## Exercise brief
Reproduce all of the data exactly.

———

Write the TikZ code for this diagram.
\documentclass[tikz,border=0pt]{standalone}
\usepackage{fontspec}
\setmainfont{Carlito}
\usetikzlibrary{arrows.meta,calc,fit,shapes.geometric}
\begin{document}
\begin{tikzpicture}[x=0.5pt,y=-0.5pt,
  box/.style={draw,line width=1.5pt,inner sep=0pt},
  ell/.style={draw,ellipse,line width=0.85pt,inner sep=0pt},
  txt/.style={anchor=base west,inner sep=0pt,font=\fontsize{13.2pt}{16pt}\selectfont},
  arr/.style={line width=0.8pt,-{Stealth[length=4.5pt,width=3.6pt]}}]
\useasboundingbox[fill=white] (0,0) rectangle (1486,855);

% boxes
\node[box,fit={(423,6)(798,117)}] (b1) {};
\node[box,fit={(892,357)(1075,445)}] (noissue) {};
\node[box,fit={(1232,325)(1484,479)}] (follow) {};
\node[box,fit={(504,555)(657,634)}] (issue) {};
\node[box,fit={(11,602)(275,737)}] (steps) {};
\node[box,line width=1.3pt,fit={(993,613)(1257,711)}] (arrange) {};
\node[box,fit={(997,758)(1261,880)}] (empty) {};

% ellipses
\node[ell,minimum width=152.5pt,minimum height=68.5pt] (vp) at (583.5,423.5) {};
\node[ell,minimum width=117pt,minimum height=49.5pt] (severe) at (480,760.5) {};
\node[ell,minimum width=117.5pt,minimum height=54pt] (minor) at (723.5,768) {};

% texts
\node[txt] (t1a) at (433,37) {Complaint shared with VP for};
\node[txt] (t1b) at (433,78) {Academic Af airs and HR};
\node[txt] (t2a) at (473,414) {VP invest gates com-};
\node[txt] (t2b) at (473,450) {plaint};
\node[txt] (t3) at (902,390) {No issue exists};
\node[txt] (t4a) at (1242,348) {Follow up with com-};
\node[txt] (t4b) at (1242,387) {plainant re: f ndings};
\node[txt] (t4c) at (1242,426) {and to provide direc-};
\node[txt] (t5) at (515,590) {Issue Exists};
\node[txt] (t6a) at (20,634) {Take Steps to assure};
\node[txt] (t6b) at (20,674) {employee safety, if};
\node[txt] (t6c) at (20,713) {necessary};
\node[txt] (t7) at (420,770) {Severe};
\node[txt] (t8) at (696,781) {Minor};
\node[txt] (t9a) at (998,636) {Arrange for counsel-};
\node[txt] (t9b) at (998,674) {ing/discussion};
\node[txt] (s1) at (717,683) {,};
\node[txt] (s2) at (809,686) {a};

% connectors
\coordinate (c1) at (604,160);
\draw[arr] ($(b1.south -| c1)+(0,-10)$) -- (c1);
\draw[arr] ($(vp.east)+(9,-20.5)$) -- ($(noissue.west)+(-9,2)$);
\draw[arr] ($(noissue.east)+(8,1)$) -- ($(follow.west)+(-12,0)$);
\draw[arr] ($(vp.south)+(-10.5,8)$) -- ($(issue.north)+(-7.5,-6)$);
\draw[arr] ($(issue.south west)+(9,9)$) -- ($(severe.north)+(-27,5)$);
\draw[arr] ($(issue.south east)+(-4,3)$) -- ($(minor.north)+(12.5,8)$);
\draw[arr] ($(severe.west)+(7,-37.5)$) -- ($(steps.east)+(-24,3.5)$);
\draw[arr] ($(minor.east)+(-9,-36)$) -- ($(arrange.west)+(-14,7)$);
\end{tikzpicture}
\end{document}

———

## Solution to this exercise
Write the TikZ code for this diagram.
\documentclass[tikz,border=0pt]{standalone}
\usepackage{fontspec}
\setmainfont{Carlito}
\usetikzlibrary{arrows.meta,calc,fit,shapes.geometric}
\begin{document}
\begin{tikzpicture}[x=0.5pt,y=-0.5pt,
  box/.style={draw,line width=1.5pt,inner sep=0pt},
  ell/.style={draw,ellipse,line width=0.85pt,inner sep=0pt},
  txt/.style={anchor=base west,inner sep=0pt,font=\fontsize{13.2pt}{16pt}\selectfont},
  arr/.style={line width=0.8pt,-{Stealth[length=4.5pt,width=3.6pt]}}]
\useasboundingbox[fill=white] (0,0) rectangle (1486,855);

% boxes
\node[box,fit={(423,6)(798,117)}] (b1) {};
\node[box,fit={(892,357)(1075,445)}] (noissue) {};
\node[box,fit={(1232,325)(1484,479)}] (follow) {};
\node[box,fit={(504,555)(657,634)}] (issue) {};
\node[box,fit={(11,602)(275,737)}] (steps) {};
\node[box,line width=1.3pt,fit={(993,613)(1257,711)}] (arrange) {};
\node[box,fit={(997,758)(1261,880)}] (empty) {};

% ellipses
\node[ell,minimum width=152.5pt,minimum height=68.5pt] (vp) at (583.5,423.5) {};
\node[ell,minimum width=117pt,minimum height=49.5pt] (severe) at (480,760.5) {};
\node[ell,minimum width=117.5pt,minimum height=54pt] (minor) at (723.5,768) {};

% texts
\node[txt] (t1a) at (433,37) {Complaint shared with VP for};
\node[txt] (t1b) at (433,78) {Academic Af airs and HR};
\node[txt] (t2a) at (473,414) {VP invest gates com-};
\node[txt] (t2b) at (473,450) {plaint};
\node[txt] (t3) at (902,390) {No issue exists};
\node[txt] (t4a) at (1242,348) {Follow up with com-};
\node[txt] (t4b) at (1242,387) {plainant re: f ndings};
\node[txt] (t4c) at (1242,426) {and to provide direc-};
\node[txt] (t5) at (515,590) {Issue Exists};
\node[txt] (t6a) at (20,634) {Take Steps to assure};
\node[txt] (t6b) at (20,674) {employee safety, if};
\node[txt] (t6c) at (20,713) {necessary};
\node[txt] (t7) at (420,770) {Severe};
\node[txt] (t8) at (696,781) {Minor};
\node[txt] (t9a) at (998,636) {Arrange for counsel-};
\node[txt] (t9b) at (998,674) {ing/discussion};
\node[txt] (s1) at (717,683) {,};
\node[txt] (s2) at (809,686) {a};

% connectors
\coordinate (c1) at (604,160);
\draw[arr] ($(b1.south -| c1)+(0,-10)$) -- (c1);
\draw[arr] ($(vp.east)+(9,-20.5)$) -- ($(noissue.west)+(-9,2)$);
\draw[arr] ($(noissue.east)+(8,1)$) -- ($(follow.west)+(-12,0)$);
\draw[arr] ($(vp.south)+(-10.5,8)$) -- ($(issue.north)+(-7.5,-6)$);
\draw[arr] ($(issue.south west)+(9,9)$) -- ($(severe.north)+(-27,5)$);
\draw[arr] ($(issue.south east)+(-4,3)$) -- ($(minor.north)+(12.5,8)$);
\draw[arr] ($(severe.west)+(7,-37.5)$) -- ($(steps.east)+(-24,3.5)$);
\draw[arr] ($(minor.east)+(-9,-36)$) -- ($(arrange.west)+(-14,7)$);
\end{tikzpicture}
\end{document}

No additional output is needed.